5.            The Units will constitute valid and legally binding obligations of the Company, provided that (i) such Units are specifically authorized for issuance by Authorizing Resolutions which include the terms upon which the Units are to be issued, their form and content and the consideration for such Units, (ii) the Unit Agreement relating to the Units has been duly authorized, executed and delivered and is enforceable in accordance with its terms, and a Unit agent has been selected by the Company, (iii) the terms of the offer, issuance and sale of such Units have been duly established in conformity with the Unit Agreement, (iv) the Unit Agreement and the offer, issuance and sale of the Units, and the Company’s compliance with the terms of the Warrant Agreement or the Warrants, do not violate any applicable law, or result in a default under or breach of any agreement or instrument binding on the Company or a violation of any restriction imposed by any court or governmental body having jurisdiction over the Company, (v) such Units have been duly executed and countersigned in accordance with the Unit Agreement and offered, issued and sold as contemplated in the Registration Statement, the applicable Authorizing Resolutions and the Unit Agreement, and (vi) the Company has received the consideration provided for in the applicable Authorizing Resolutions.
 
 

 
 
 

 
 
 
Lightbridge Corporation
October 26, 2009
Page 5

 
 
The foregoing opinions are qualified to the extent that the enforceability of any document, instrument or Securities may be limited by or subject to bankruptcy, insolvency, fraudulent transfer or conveyance, reorganization, moratorium or other similar laws relating to or affecting creditors’ rights generally, and general equitable or public policy principles.

In providing this opinion, we have relied as to certain matters on information obtained from public officials and officers or agents of the Company.

We express no opinions concerning: (i) the validity or enforceability of any provisions contained in Debt Securities, Warrant Agreements or the Rights Agreements that purport to waive or not give effect to rights to notices, defenses, subrogation or other rights or benefits that cannot be effectively waived under applicable law; and (ii) any securities into which the Debt Securities, Warrants and Units may be convertible or exercisable, except as opined to herein.  Furthermore, the opinions expressed herein as to the Indenture and the Debt Securities do not include any opinion with respect to the creation, validity, perfection or priority of any security interest or lien or any opinion with respect to compliance with laws relating to the permissible rates of interest.

It is understood that this opinion is to be used only in connection with the offer and sale of Common Stock, Preferred Stock, Debt Securities, Warrants and Units while the Registration Statement is in effect.

Please note that we are opining only as to the matters expressly set forth herein, and no opinion should be inferred as to any other matters.
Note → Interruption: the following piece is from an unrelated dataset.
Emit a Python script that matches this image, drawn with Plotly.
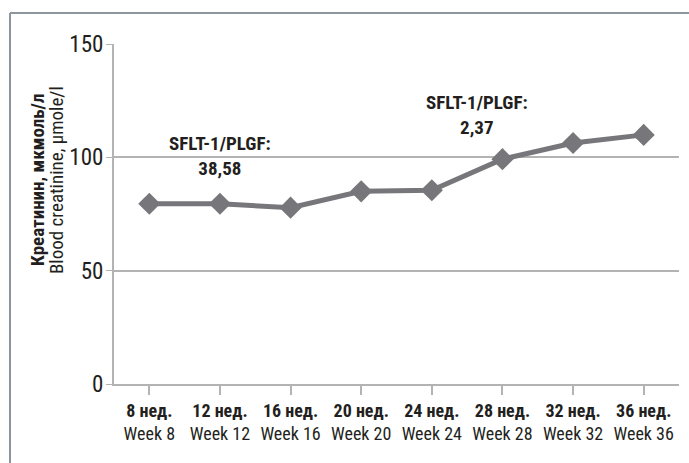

This opinion is limited to matters governed by the Nevada Revised Statutes (including the statutory provisions and reported judicial decisions interpreting such law) and the laws of the State of Nevada.  We disclaim any obligation to update this opinion or otherwise advise you of any change in any of these sources of law or subsequent legal or factual developments which might affect any matters or opinions set forth herein, nor do we deliver any opinion as to the extent to which any laws other than the laws of the State of Nevada apply or the effect of any such other laws should they apply.
 
 
 
 

 
 
 
Lightbridge Corporation
October 26, 2009
Page 6


 
We hereby consent to the filing of this opinion as Exhibit 5.1 to the Registration Statement and to the use of our name under the caption “Legal Matters” in the Registration Statement and in the Prospectus and any supplement thereto.  In giving this consent, we do not thereby admit that we are within the category of persons whose consent is required under Section 7 of the Act or the rules and regulations of the Commission promulgated thereunder.